_WRITTEN REQUEST_
Reproduce the listing exactly and skip over any pictures.

_DATA_
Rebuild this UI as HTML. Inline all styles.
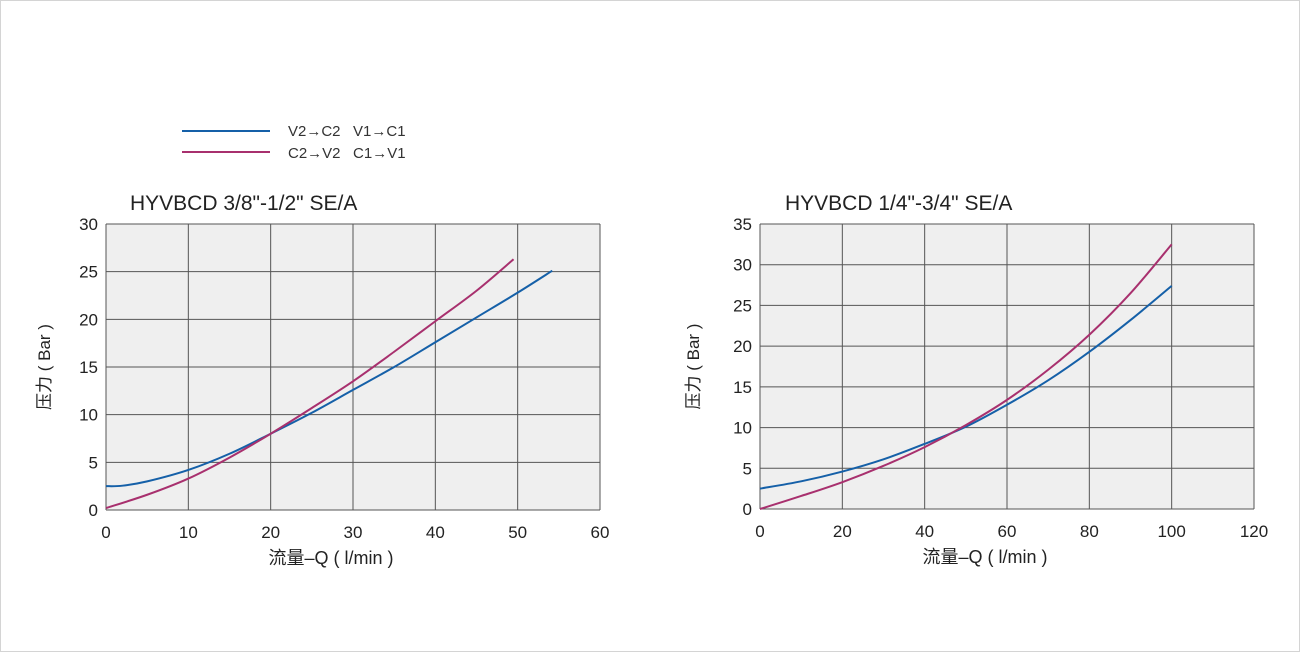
<!DOCTYPE html>
<html><head><meta charset="utf-8"><style>
body{margin:0;background:#fff;}
svg{display:block;font-family:"Liberation Sans","Noto Sans CJK SC",sans-serif;}
</style></head><body>
<svg id="svg" width="1300" height="652" viewBox="0 0 1300 652">
<rect x="0.5" y="0.5" width="1299" height="651" fill="#fff" stroke="#d4d4d4"/>
<g>
<line x1="182" y1="131" x2="270" y2="131" stroke="#1560a8" stroke-width="2"/>
<text x="288" y="136" font-size="15" fill="#333" xml:space="preserve">V2→C2   V1→C1</text>
<line x1="182" y1="152" x2="270" y2="152" stroke="#a8306e" stroke-width="2"/>
<text x="288" y="158" font-size="15" fill="#333" xml:space="preserve">C2→V2   C1→V1</text>
</g>
<g id="c1"></g>
<g id="c2"></g>
</svg>
<script>
const leftXTicks=[0,10,20,30,40,50,60];
const leftYTicks=[0,5,10,15,20,25,30];
const leftBlueX=[0,2,5,10,15,20,25,30,35,40,45,50,54.2];
const leftBlueY=[2.5,2.55,3.0,4.2,5.9,8,10.2,12.6,15,17.6,20.2,22.8,25.1];
const leftMagX=[0,5,10,15,20,25,30,35,40,45,49.5];
const leftMagY=[0.2,1.6,3.3,5.5,8,10.7,13.5,16.6,19.8,23,26.3];
const rightXTicks=[0,20,40,60,80,100,120];
const rightYTicks=[0,5,10,15,20,25,30,35];
const rightBlueX=[0,10,20,30,40,50,60,70,80,90,100];
const rightBlueY=[2.5,3.4,4.6,6.1,8,10.1,12.8,15.8,19.3,23.2,27.4];
const rightMagX=[0,10,20,30,40,50,60,70,80,90,100];
const rightMagY=[0,1.6,3.3,5.3,7.6,10.3,13.4,17.1,21.4,26.5,32.5];
const NS="http://www.w3.org/2000/svg";
function mk(parent,tag,attrs){const e=document.createElementNS(NS,tag);for(const k in attrs)e.setAttribute(k,attrs[k]);parent.appendChild(e);return e;}
function path(xs,ys,sx,sy){
  const p=xs.map((x,i)=>[sx(x),sy(ys[i])]);
  let d="M"+p[0][0]+","+p[0][1];
  for(let i=0;i<p.length-1;i++){
    const p0=p[i-1]||p[i],p1=p[i],p2=p[i+1],p3=p[i+2]||p2;
    const c1=[p1[0]+(p2[0]-p0[0])/6,p1[1]+(p2[1]-p0[1])/6];
    const c2=[p2[0]-(p3[0]-p1[0])/6,p2[1]-(p3[1]-p1[1])/6];
    d+=" C"+c1+" "+c2+" "+p2;
  }
  return d;
}
function chart(g,cfg){
  const L=cfg.L,R=cfg.R,T=cfg.T,B=cfg.B;
  const xmax=cfg.xt[cfg.xt.length-1],ymax=cfg.yt[cfg.yt.length-1];
  const sx=v=>L+(R-L)*v/xmax, sy=v=>B-(B-T)*v/ymax;
  const bg=mk(g,'rect',{x:L,y:T,width:R-L,height:B-T,fill:'#efefef'});
  
  
  cfg.xt.forEach(v=>{
    const l=mk(g,'line',{x1:sx(v),x2:sx(v),y1:T,y2:B,stroke:'#555','stroke-width':1});
    
    
    const t=mk(g,'text',{x:sx(v),y:B+28,'font-size':17,fill:'#222','text-anchor':'middle'});t.textContent=v;
    
    
  });
  cfg.yt.forEach(v=>{
    const l=mk(g,'line',{x1:L,x2:R,y1:sy(v),y2:sy(v),stroke:'#555','stroke-width':1});
    
    
    const t=mk(g,'text',{x:L-8,y:sy(v)+6,'font-size':17,fill:'#222','text-anchor':'end'});t.textContent=v;
    
    
  });
  const s1=mk(g,'path',{d:path(cfg.bx,cfg.by,sx,sy),fill:'none',stroke:'#1560a8','stroke-width':2});
  
  
  const s2=mk(g,'path',{d:path(cfg.mx,cfg.my,sx,sy),fill:'none',stroke:'#a8306e','stroke-width':2});
  
  
  const ti=mk(g,'text',{x:cfg.tx,y:T-14,'font-size':21,fill:'#222'});ti.textContent=cfg.title;
  
  
  const xa=mk(g,'text',{x:(L+R)/2-22,y:B+54,'font-size':18,fill:'#222','text-anchor':'middle'});xa.textContent="流量–Q ( l/min )";
  
  
  const cy=(T+B)/2;
  const ya=mk(g,'text',{x:cfg.yax,y:cy,'font-size':17,fill:'#222','text-anchor':'middle',transform:'rotate(-90 '+cfg.yax+' '+cy+')'});ya.textContent="压力 ( Bar )";
  
  
}
chart(document.getElementById('c1'),{L:106,R:600,T:224,B:510,xt:leftXTicks,yt:leftYTicks,bx:leftBlueX,by:leftBlueY,mx:leftMagX,my:leftMagY,title:'HYVBCD 3/8"-1/2" SE/A',tx:130,yax:50});
chart(document.getElementById('c2'),{L:760,R:1254,T:224,B:509,xt:rightXTicks,yt:rightYTicks,bx:rightBlueX,by:rightBlueY,mx:rightMagX,my:rightMagY,title:'HYVBCD 1/4"-3/4" SE/A',tx:785,yax:699});
</script>
</body></html>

_RESULT BELOW_
Rebuild this UI as HTML. Inline all styles.
<!DOCTYPE html>
<html><head><meta charset="utf-8"><style>
body{margin:0;background:#fff;}
svg{display:block;font-family:"Liberation Sans","Noto Sans CJK SC",sans-serif;}
</style></head><body>
<svg id="svg" width="1300" height="652" viewBox="0 0 1300 652">
<rect x="0.5" y="0.5" width="1299" height="651" fill="#fff" stroke="#d4d4d4"/>
<g>
<line x1="182" y1="131" x2="270" y2="131" stroke="#1560a8" stroke-width="2"/>
<text x="288" y="136" font-size="15" fill="#333" xml:space="preserve">V2→C2   V1→C1</text>
<line x1="182" y1="152" x2="270" y2="152" stroke="#a8306e" stroke-width="2"/>
<text x="288" y="158" font-size="15" fill="#333" xml:space="preserve">C2→V2   C1→V1</text>
</g>
<g id="c1"></g>
<g id="c2"></g>
</svg>
<script>
const leftXTicks=[0,10,20,30,40,50,60];
const leftYTicks=[0,5,10,15,20,25,30];
const leftBlueX=[0,2,5,10,15,20,25,30,35,40,45,50,54.2];
const leftBlueY=[2.5,2.55,3.0,4.2,5.9,8,10.2,12.6,15,17.6,20.2,22.8,25.1];
const leftMagX=[0,5,10,15,20,25,30,35,40,45,49.5];
const leftMagY=[0.2,1.6,3.3,5.5,8,10.7,13.5,16.6,19.8,23,26.3];
const rightXTicks=[0,20,40,60,80,100,120];
const rightYTicks=[0,5,10,15,20,25,30,35];
const rightBlueX=[0,10,20,30,40,50,60,70,80,90,100];
const rightBlueY=[2.5,3.4,4.6,6.1,8,10.1,12.8,15.8,19.3,23.2,27.4];
const rightMagX=[0,10,20,30,40,50,60,70,80,90,100];
const rightMagY=[0,1.6,3.3,5.3,7.6,10.3,13.4,17.1,21.4,26.5,32.5];
const NS="http://www.w3.org/2000/svg";
function mk(parent,tag,attrs){const e=document.createElementNS(NS,tag);for(const k in attrs)e.setAttribute(k,attrs[k]);parent.appendChild(e);return e;}
function path(xs,ys,sx,sy){
  const p=xs.map((x,i)=>[sx(x),sy(ys[i])]);
  let d="M"+p[0][0]+","+p[0][1];
  for(let i=0;i<p.length-1;i++){
    const p0=p[i-1]||p[i],p1=p[i],p2=p[i+1],p3=p[i+2]||p2;
    const c1=[p1[0]+(p2[0]-p0[0])/6,p1[1]+(p2[1]-p0[1])/6];
    const c2=[p2[0]-(p3[0]-p1[0])/6,p2[1]-(p3[1]-p1[1])/6];
    d+=" C"+c1+" "+c2+" "+p2;
  }
  return d;
}
function chart(g,cfg){
  const L=cfg.L,R=cfg.R,T=cfg.T,B=cfg.B;
  const xmax=cfg.xt[cfg.xt.length-1],ymax=cfg.yt[cfg.yt.length-1];
  const sx=v=>L+(R-L)*v/xmax, sy=v=>B-(B-T)*v/ymax;
  const bg=mk(g,'rect',{x:L,y:T,width:R-L,height:B-T,fill:'#efefef'});
  
  
  cfg.xt.forEach(v=>{
    const l=mk(g,'line',{x1:sx(v),x2:sx(v),y1:T,y2:B,stroke:'#555','stroke-width':1});
    
    
    const t=mk(g,'text',{x:sx(v),y:B+28,'font-size':17,fill:'#222','text-anchor':'middle'});t.textContent=v;
    
    
  });
  cfg.yt.forEach(v=>{
    const l=mk(g,'line',{x1:L,x2:R,y1:sy(v),y2:sy(v),stroke:'#555','stroke-width':1});
    
    
    const t=mk(g,'text',{x:L-8,y:sy(v)+6,'font-size':17,fill:'#222','text-anchor':'end'});t.textContent=v;
    
    
  });
  const s1=mk(g,'path',{d:path(cfg.bx,cfg.by,sx,sy),fill:'none',stroke:'#1560a8','stroke-width':2});
  
  
  const s2=mk(g,'path',{d:path(cfg.mx,cfg.my,sx,sy),fill:'none',stroke:'#a8306e','stroke-width':2});
  
  
  const ti=mk(g,'text',{x:cfg.tx,y:T-14,'font-size':21,fill:'#222'});ti.textContent=cfg.title;
  
  
  const xa=mk(g,'text',{x:(L+R)/2-22,y:B+54,'font-size':18,fill:'#222','text-anchor':'middle'});xa.textContent="流量–Q ( l/min )";
  
  
  const cy=(T+B)/2;
  const ya=mk(g,'text',{x:cfg.yax,y:cy,'font-size':17,fill:'#222','text-anchor':'middle',transform:'rotate(-90 '+cfg.yax+' '+cy+')'});ya.textContent="压力 ( Bar )";
  
  
}
chart(document.getElementById('c1'),{L:106,R:600,T:224,B:510,xt:leftXTicks,yt:leftYTicks,bx:leftBlueX,by:leftBlueY,mx:leftMagX,my:leftMagY,title:'HYVBCD 3/8"-1/2" SE/A',tx:130,yax:50});
chart(document.getElementById('c2'),{L:760,R:1254,T:224,B:509,xt:rightXTicks,yt:rightYTicks,bx:rightBlueX,by:rightBlueY,mx:rightMagX,my:rightMagY,title:'HYVBCD 1/4"-3/4" SE/A',tx:785,yax:699});
</script>
</body></html>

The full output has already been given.